I witnessed something similar during my return visit to South Africa some months ago, when a major theatre festival programmed, for the first time, a piece of ‘clown theatre’. A laudable move, indeed. But the piece was an unfortunate, and perhaps isolated, example, of how safe clowning has sometimes become. It could have originated in any part of Europe or North America. But its seeming lack of insights, whether personal, political, cultural or aesthetic, nonetheless drew considerable approval from middle-class white audiences who would normally go to see standard theatrical fare. I felt like we could have been anywhere - London, Paris, Bogotá. This is a far cry from the classic example of South African clown-influenced theatre from the 1980s, 'Woza Albert!' (see photo)
This blandness was nowhere to be seen, however, when workshopping clowning with Sowetan teenagers, who, when asked to ‘do something silly to make us laugh’, would come up with the most outlandish, grotesque and daft things imaginable, setting everyone off in bursts of uncontrollable laughter. Back in London, one just has to imagine presenting audiences with that kind of clowning to quickly realise that the most common reaction would be to back off. In my experience, the grotesque in clowning is getting harder and harder to pull off, in our society where ‘taste’ means seeking out yet more uncrossable lines which clowns should stay clear of.
My other work in South Africa was with Clown Without Borders, who in that country are different in that they work extensively within their own country. Elsewhere in the world, it is more common for CWB projects to be expeditions travelling some distance across the globe. Many of these projects do great things, but a side-effect can sometimes be the inadvertent exportation of the western idea of what a clown is.

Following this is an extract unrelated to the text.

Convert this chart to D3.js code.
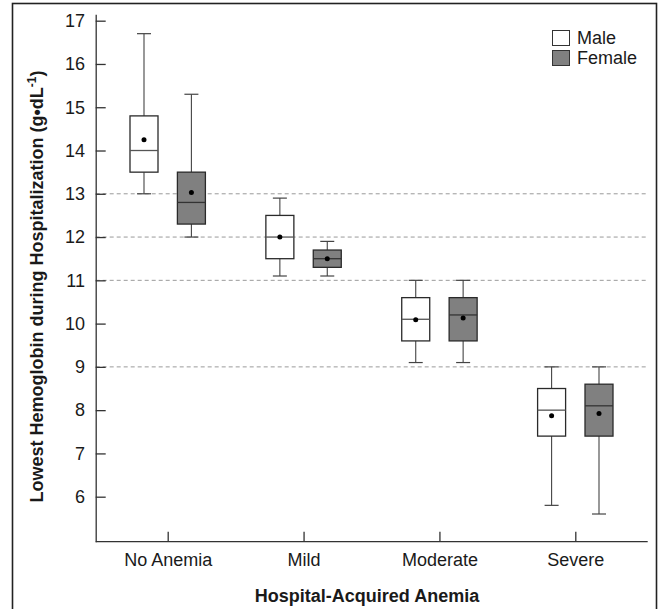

The multiplication of distancing might explain in some way the drift from clowning towards stand-up which is another concern right now. It’s probably always been the case that British clown students and performers have been tempted by the culturally dominant magnets of irony, sarcasm and wit, but lately it seems like it’s getting harder to resist. With performers with little or no clown-factor now boldly advertising themselves as clown-influenced Gaulier graduates, it looks like the picture is going to get even more confused. Does anyone still want to be a clown?